« Il pourrait y avoir une partition du Mali dans les semaines ou les mois qui viennent », selon le ministre français des Armées. « Le Mali n’est plus [une] colonie […] et le sort du Mali ne se détermine pas à Paris », rétorque Bamako qui fustige « un plan diabolique de déstabilisation portant atteinte à l’intégrité territoriale du Mali ».
Alors que les tensions couvaient depuis plusieurs mois entre la Coordination des mouvements de l’Azawad (CMA) et les autorités maliennes autour de l’application des accords d’Alger (2015), accusés par Bamako de léser l’État central, les hostilités ont repris dans le nord Mali. Le retour des affrontements armés a été déclenché par les mouvements de désengagement de la MINUSMA, amorcés sur la base d’une demande du Mali adressées au Conseil de sécurité de l’ONU en juin dernier.
Les Casques bleus partis, leurs bases sont disputées par les deux camps. L’État malien d’un côté qui fait valoir sa souveraineté sur l’ensemble du territoire national. De l’autre, les rebelles de la CMA et une partie des groupes armés de la Plateforme (à l’origine pro-gouvernementale, tous signataires de l’accord d’Alger), désormais rassemblés au sein du Cadre stratégique permanent pour la paix, la sécurité et le développement (CSP-PSD), qui considèrent pour leur part que certaines des bases onusiennes, notamment celles de Ber (région de Tombouctou), Aguelhok, Tessalit et Kidal (région de Kidal), se situent dans des zones dont ils revendiquent le contrôle, en vertu des accords d’Alger. Le CSP-PSD s’oppose ainsi à la pénétration de l’armée malienne dans ces espaces (qu’ils administraient depuis 2015) sans une reprise préalable des négociations avec Bamako.

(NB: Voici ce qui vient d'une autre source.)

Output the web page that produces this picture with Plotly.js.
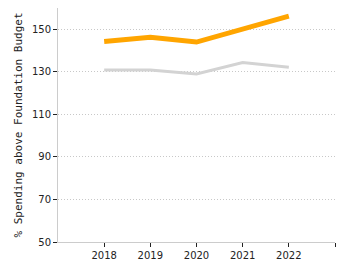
<!DOCTYPE html>
<html>
<head>
<meta charset="utf-8">
<script src="https://cdn.plot.ly/plotly-3.0.1.min.js"></script>
<style>
  html, body { margin: 0; padding: 0; background: #fff; }
  #chart { width: 350px; height: 275px; }
</style>
</head>
<body>
<div id="chart"></div>
<script>
// School years shown on the x axis
const years = [2018, 2019, 2020, 2021, 2022];
// Spending above the foundation budget, in percent
const districtSpending = [144.2, 146.2, 144.0, 150.0, 156.2];
const comparisonSpending = [130.8, 130.9, 129.0, 134.4, 132.1];
// Tick labels (the last tick closes the axis and carries no label)
const xTickVals = [2018, 2019, 2020, 2021, 2022, 2023];
const xTickText = ['2018', '2019', '2020', '2021', '2022', ''];
const yTickVals = [50, 70, 90, 110, 130, 150];

const traces = [
  {
    x: years, y: comparisonSpending, type: 'scatter', mode: 'lines',
    line: { color: '#d3d3d3', width: 3 }, hoverinfo: 'skip'
  },
  {
    x: years, y: districtSpending, type: 'scatter', mode: 'lines',
    line: { color: '#ffa500', width: 5 }, hoverinfo: 'skip'
  }
];

const layout = {
  width: 350, height: 275,
  margin: { l: 58, r: 15, t: 8, b: 33 },
  paper_bgcolor: '#fff', plot_bgcolor: '#fff',
  showlegend: false,
  font: { family: 'DejaVu Sans, Verdana, sans-serif', size: 10, color: '#222' },
  xaxis: {
    range: [2017, 2023],
    tickvals: xTickVals, ticktext: xTickText,
    showgrid: false, zeroline: false,
    showline: true, linecolor: '#cccccc', linewidth: 1,
    ticks: 'outside', ticklen: 4, tickcolor: '#222', tickwidth: 1,
    tickfont: { size: 10, color: '#222' }
  },
  yaxis: {
    range: [50, 160],
    tickvals: yTickVals,
    showgrid: true, gridcolor: '#c8c8c8', griddash: '1px,2px', gridwidth: 1,
    zeroline: false,
    showline: true, linecolor: '#cccccc', linewidth: 1,
    ticks: 'outside', ticklen: 4, tickcolor: '#222', tickwidth: 1,
    tickfont: { size: 10, color: '#222' },
    title: {
      text: '% Spending above Foundation Budget',
      font: { family: 'DejaVu Sans Mono, monospace', size: 11, color: '#222' },
      standoff: 7
    }
  }
};

Plotly.newPlot('chart', traces, layout, { staticPlot: true, displayModeBar: false });
</script>
</body>
</html>
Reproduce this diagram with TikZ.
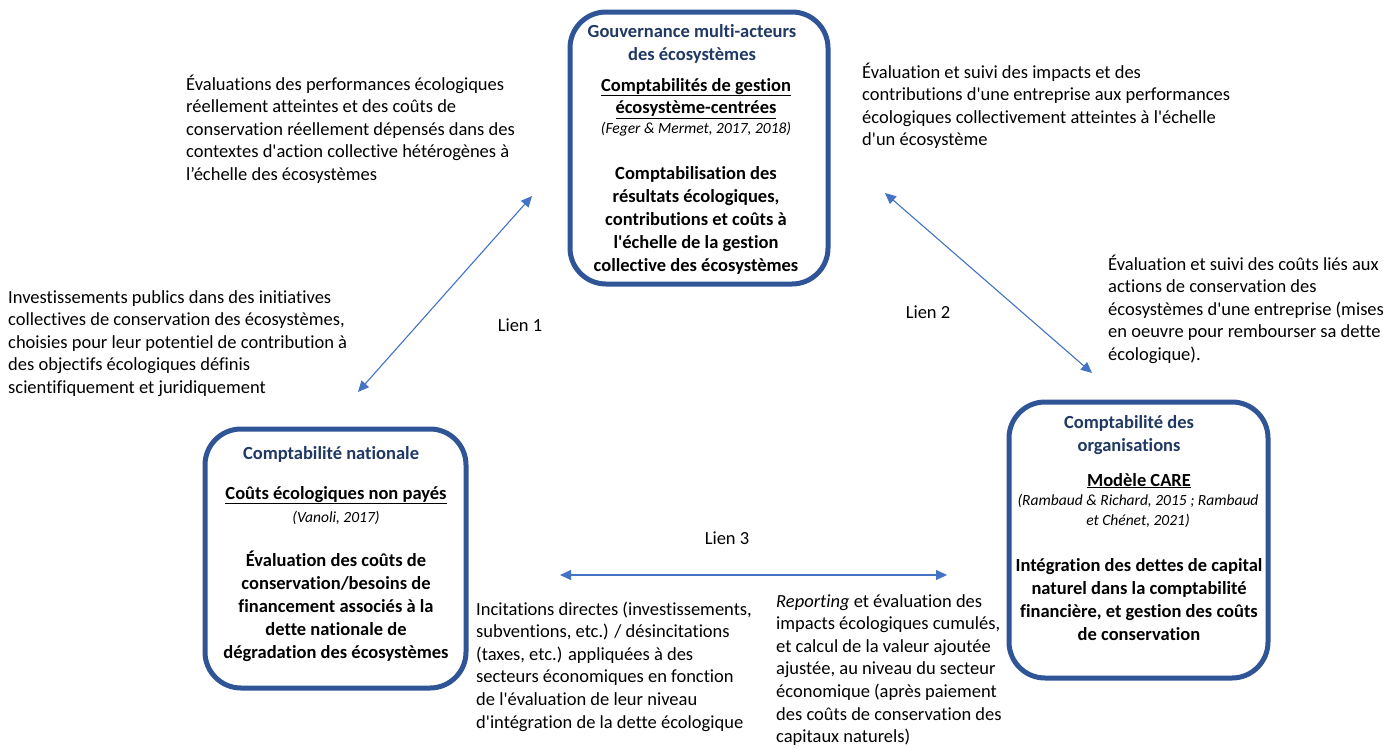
\documentclass[tikz,border=0pt]{standalone}
\usepackage{fontspec}
\setmainfont{Carlito}[Ligatures={TeXOff,NoCommon}]
\usetikzlibrary{arrows.meta}
\definecolor{boxblue}{HTML}{2F5597}
\definecolor{navy}{HTML}{203864}
\definecolor{arrowblue}{HTML}{4472C4}
% note: for multi-line nodes the 'base' anchor is the baseline of the last line
\tikzset{
  box/.style={draw=boxblue, line width=5pt, rounded corners=36pt, fill=white, inner sep=0pt},
  txt/.style={anchor=base west, align=left, inner sep=0pt, font=\fontsize{18.5}{22.6}\selectfont},
  ctr/.style={anchor=base, align=center, inner sep=0pt, font=\fontsize{18.5}{23}\selectfont},
  ttl/.style={ctr, text=navy, font=\fontsize{18.5}{23.2}\selectfont\bfseries},
  sub/.style={ctr, font=\fontsize{18.5}{22.5}\selectfont\bfseries},
  cite/.style={ctr, font=\fontsize{15.5}{20}\selectfont\itshape},
  body/.style={ctr, font=\fontsize{18.5}{23}\selectfont\bfseries},
  lien/.style={anchor=center, inner sep=0pt, font=\fontsize{18.5}{22.6}\selectfont},
  link/.style={draw=arrowblue, line width=1.1pt, {Triangle[length=11pt,width=10pt]}-{Triangle[length=11pt,width=10pt]}}
}
\begin{document}
\begin{tikzpicture}[x=1pt,y=-1pt]
\useasboundingbox (0,0) rectangle (1400,747);
% boxes
\node[box, minimum width=258pt, minimum height=272pt] (top) at (699,148) {};
\node[box, minimum width=261pt, minimum height=259pt] (left) at (335.5,558.5) {};
\node[box, minimum width=259pt, minimum height=276pt] (right) at (1138.5,540) {};
% top box contents
\node[ttl] (topT) at (692,60.2) {Gouvernance multi-acteurs\\des écosystèmes};
\node[sub] (topS) at (696,113.5) {\underline{Comptabilités de gestion}\\\underline{écosystème-centrées}};
\node[cite] (topC) at (696,133) {(Feger \& Mermet, 2017, 2018)};
\node[body] (topB) at (696,271) {Comptabilisation des\\résultats écologiques,\\contributions et coûts à\\l'échelle de la gestion\\collective des écosystèmes};
% left box contents
\node[ttl] (leftT) at (331,459) {Comptabilité nationale};
\node[sub] (leftS) at (336,499) {\underline{Coûts écologiques non payés}};
\node[cite] (leftC) at (336,522) {(Vanoli, 2017)};
\node[body] (leftB) at (336,658) {Évaluation des coûts de\\conservation/besoins de\\financement associés à la\\dette nationale de\\dégradation des écosystèmes};
% right box contents
\node[ttl] (rightT) at (1129,451.2) {Comptabilité des\\organisations};
\node[sub] (rightS) at (1139,486) {\underline{Modèle CARE}};
\node[cite] (rightC) at (1138,525) {(Rambaud \& Richard, 2015 ; Rambaud\\et Chénet, 2021)};
\node[body] (rightB) at (1139,640) {Intégration des dettes de capital\\naturel dans la comptabilité\\financière, et gestion des coûts\\de conservation};
% free texts
\node[txt] (t1) at (186,180.4) {Évaluations des performances écologiques\\réellement atteintes et des coûts de\\conservation réellement dépensés dans des\\contextes d'action collective hétérogènes à\\l’échelle des écosystèmes};
\node[txt] (t2) at (862,145.8) {Évaluation et suivi des impacts et des\\contributions d'une entreprise aux performances\\écologiques collectivement atteintes à l'échelle\\d'un écosystème};
\node[txt] (t3) at (8,393.4) {Investissements publics dans des initiatives\\collectives de conservation des écosystèmes,\\choisies pour leur potentiel de contribution à\\des objectifs écologiques définis\\scientifiquement et juridiquement};
\node[txt] (t4) at (1108,360.4) {Évaluation et suivi des coûts liés aux\\actions de conservation des\\écosystèmes d'une entreprise (mises\\en oeuvre pour rembourser sa dette\\écologique).};
\node[txt] (t5) at (476,728) {Incitations directes (investissements,\\subventions, etc.) / désincitations\\(taxes, etc.) appliquées à des\\secteurs économiques en fonction\\de l'évaluation de leur niveau\\d'intégration de la dette écologique};
\node[txt] (t6) at (776,742.6) {\textit{Reporting} et évaluation des\\impacts écologiques cumulés,\\et calcul de la valeur ajoutée\\ajustée, au niveau du secteur\\économique (après paiement\\des coûts de conservation des\\capitaux naturels)};
% link labels
\node[lien] (lien1) at (520,325) {Lien 1};
\node[lien] (lien2) at (928,312) {Lien 2};
\node[lien] (lien3) at (727,538) {Lien 3};
% arrows
\coordinate (l1a) at (358,392);
\coordinate (l1b) at (532,196);
\coordinate (l2a) at (885,193);
\coordinate (l2b) at (1092,373);
\coordinate (l3a) at (560,575);
\coordinate (l3b) at (947,575);
\draw[link] (l1a) -- (l1b);
\draw[link] (l2a) -- (l2b);
\draw[link] (l3a) -- (l3b);
\end{tikzpicture}
\end{document}
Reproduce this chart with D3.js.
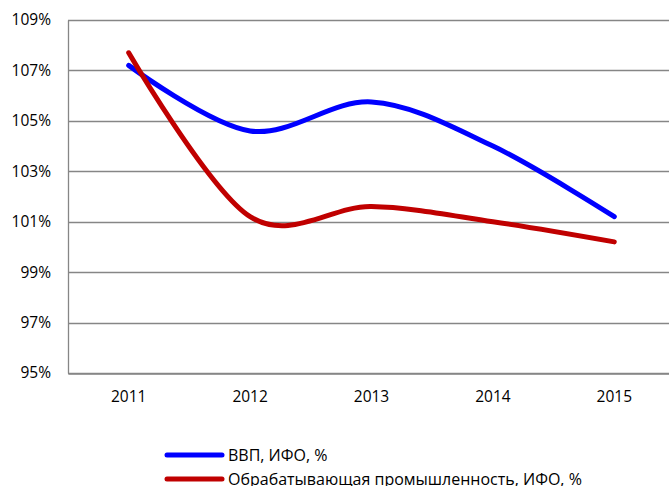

Les Fama pressés sur deux fronts
Depuis août, les combats entre les Forces armées maliennes (Fama) et le CSP ont fait 400 victimes (ONG ACLED). En plus de ce nouveau front, les Fama sont soumis à une recrudescence des attaques terroristes dans le nord du pays où le Groupe de soutien à l’islam et aux musulmans (GSIM), affilié à Al-Qaeda, a intensifié ses offensives contre l’armée dans les villes de Gao et Tombouctou, imposant même un blocus autour de la dernière. Le regain d’hostilité de la part des séparatistes et des jihadistes étant concomitant, Bamako y voit une coordination et n’hésite pas à désigner les attaques du CSP de « terroristes ».
Acculé mais maintenant sa résistance à la double offensive du CSP et des jihadistes, l’État malien refuse le défaitisme de certains acteurs, susceptible d’entamer la confiance des Fama comme de revigorer les deux insurrections.
« Un plan diabolique de déstabilisation »
« Eu égard à cette complicité passive de la junte française, le gouvernement de la transition condamne les propos de M. Lecornu et rappelle aux autorités françaises que le Mali n’est plus leur colonie depuis le 22 septembre 1960 et que le sort du Mali ne se détermine pas à Paris, tout en priant ardemment que ses prédictions se retournent contre lui-même et son pays »
Abdoulaye Maïga, porte-parole du gouvernement malien
S’adressant aux sénateurs français le 11 octobre dernier, le ministre des Armées hexagonal a évoqué « un risque quasiment immédiat, dans les semaines qui viennent sur la sécurité du Mali » en lien avec une « reprise de l’activité terroriste qui est absolument bouleversante ». « C’est potentiellement se retrouver dans une situation où il pourrait y avoir une partition du Mali dans les semaines ou les mois qui viennent », a-t-il estimé, en mettant cette éventualité en parallèle avec le choix malien de Wagner sur l’armée française.
Jugeant des propos « subversifs, irresponsables et biscornus », les autorités maliennes ont dénoncé des propos qui portent atteinte « à la souveraineté, à l’unité, ainsi qu’à l’intégrité territoriale du Mali ».
De plus, Bamako accuse Paris de saboter le processus de retrait des forces de la MINUSMA en faisant « fuir la MINUSMA, en lieu et place d’un retrait ordonné, coordonné et sécurisé » afin de favoriser les groupes armés séparatistes. « Les objectifs de cette fuite orchestrée, en prétextant des raisons fallacieuses et en violation du calendrier de cession des emprises aux autorités maliennes, constituent une énième trahison dont sont victimes les forces armées et de sécurité du Mali et visent à équiper les groupes terroristes, en abandonnant délibérément des quantités importantes d’armes et de munitions pour réaliser leur dessein funeste. », a déclaré le colonel Maïga.